## Exercise
For this exercise, repeat all of the material verbatim apart from its images.

## Provided material
** BEGIN **

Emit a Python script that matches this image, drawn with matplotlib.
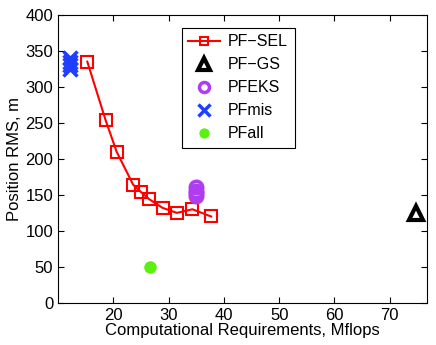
import matplotlib
matplotlib.use('Agg')
import matplotlib.pyplot as plt

plt.rcParams['font.family'] = ['Liberation Sans', 'DejaVu Sans']

# PF-SEL curve
sel_x = [15.3, 18.6, 20.6, 23.6, 25.0, 26.5, 28.9, 31.5, 34.3, 37.7]
sel_y = [335, 254, 210, 164, 154, 144, 132, 125, 130, 120]

# single-point methods
gs_x, gs_y = [74.7], [125]
eks_x = [34.9, 34.9, 34.9, 34.9]
eks_y = [161, 156, 152, 148]
mis_x = [12.1, 12.2, 12.1, 12.2]
mis_y = [340, 335, 330, 325]
all_x, all_y = [26.6], [50]

fig = plt.figure(figsize=(4.36, 3.45), dpi=100)
ax = fig.add_axes([0.133, 0.122, 0.846, 0.835])

ax.plot(sel_x, sel_y, '-s', color='red', lw=1.5, ms=8, mfc='none',
        mew=1.5, label='PF\u2212SEL')
ax.plot(gs_x, gs_y, '^', color='black', ms=10, mfc='none', mew=3,
        ls='none', label='PF\u2212GS')
ax.plot(eks_x, eks_y, 'o', color='#b03cf0', ms=9, mfc='none', mew=2.5,
        ls='none', label='PFEKS')
ax.plot(mis_x, mis_y, 'x', color='#1f3fff', ms=10, mew=2.5,
        ls='none', label='PFmis')
ax.plot(all_x, all_y, 'o', color='#5af010', ms=8, ls='none', label='PFall')

ax.set_xlim(10, 76.7)
ax.set_ylim(0, 400)
ax.set_xticks(range(20, 71, 10))
ax.set_yticks(range(0, 401, 50))
ax.tick_params(direction='in', top=True, right=True, labelsize=12, length=4)
for s in ax.spines.values():
    s.set_linewidth(0.8)

ax.set_xlabel('Computational Requirements, Mflops', fontsize=12, labelpad=0)
ax.set_ylabel('Position RMS, m', fontsize=12, labelpad=2)

leg = ax.legend(loc='upper left', bbox_to_anchor=(0.336, 0.955), fontsize=11.5,
                fancybox=False, framealpha=1, edgecolor='black',
                handlelength=2.0, borderpad=0.4, labelspacing=0.5,
                handletextpad=0.5, borderaxespad=0, markerscale=0.8)
leg.get_frame().set_linewidth(0.8)

fig.savefig('out.png', dpi=100)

** END **

## Correct output
Emit a Python script that matches this image, drawn with matplotlib.
import matplotlib
matplotlib.use('Agg')
import matplotlib.pyplot as plt

plt.rcParams['font.family'] = ['Liberation Sans', 'DejaVu Sans']

# PF-SEL curve
sel_x = [15.3, 18.6, 20.6, 23.6, 25.0, 26.5, 28.9, 31.5, 34.3, 37.7]
sel_y = [335, 254, 210, 164, 154, 144, 132, 125, 130, 120]

# single-point methods
gs_x, gs_y = [74.7], [125]
eks_x = [34.9, 34.9, 34.9, 34.9]
eks_y = [161, 156, 152, 148]
mis_x = [12.1, 12.2, 12.1, 12.2]
mis_y = [340, 335, 330, 325]
all_x, all_y = [26.6], [50]

fig = plt.figure(figsize=(4.36, 3.45), dpi=100)
ax = fig.add_axes([0.133, 0.122, 0.846, 0.835])

ax.plot(sel_x, sel_y, '-s', color='red', lw=1.5, ms=8, mfc='none',
        mew=1.5, label='PF\u2212SEL')
ax.plot(gs_x, gs_y, '^', color='black', ms=10, mfc='none', mew=3,
        ls='none', label='PF\u2212GS')
ax.plot(eks_x, eks_y, 'o', color='#b03cf0', ms=9, mfc='none', mew=2.5,
        ls='none', label='PFEKS')
ax.plot(mis_x, mis_y, 'x', color='#1f3fff', ms=10, mew=2.5,
        ls='none', label='PFmis')
ax.plot(all_x, all_y, 'o', color='#5af010', ms=8, ls='none', label='PFall')

ax.set_xlim(10, 76.7)
ax.set_ylim(0, 400)
ax.set_xticks(range(20, 71, 10))
ax.set_yticks(range(0, 401, 50))
ax.tick_params(direction='in', top=True, right=True, labelsize=12, length=4)
for s in ax.spines.values():
    s.set_linewidth(0.8)

ax.set_xlabel('Computational Requirements, Mflops', fontsize=12, labelpad=0)
ax.set_ylabel('Position RMS, m', fontsize=12, labelpad=2)

leg = ax.legend(loc='upper left', bbox_to_anchor=(0.336, 0.955), fontsize=11.5,
                fancybox=False, framealpha=1, edgecolor='black',
                handlelength=2.0, borderpad=0.4, labelspacing=0.5,
                handletextpad=0.5, borderaxespad=0, markerscale=0.8)
leg.get_frame().set_linewidth(0.8)

fig.savefig('out.png', dpi=100)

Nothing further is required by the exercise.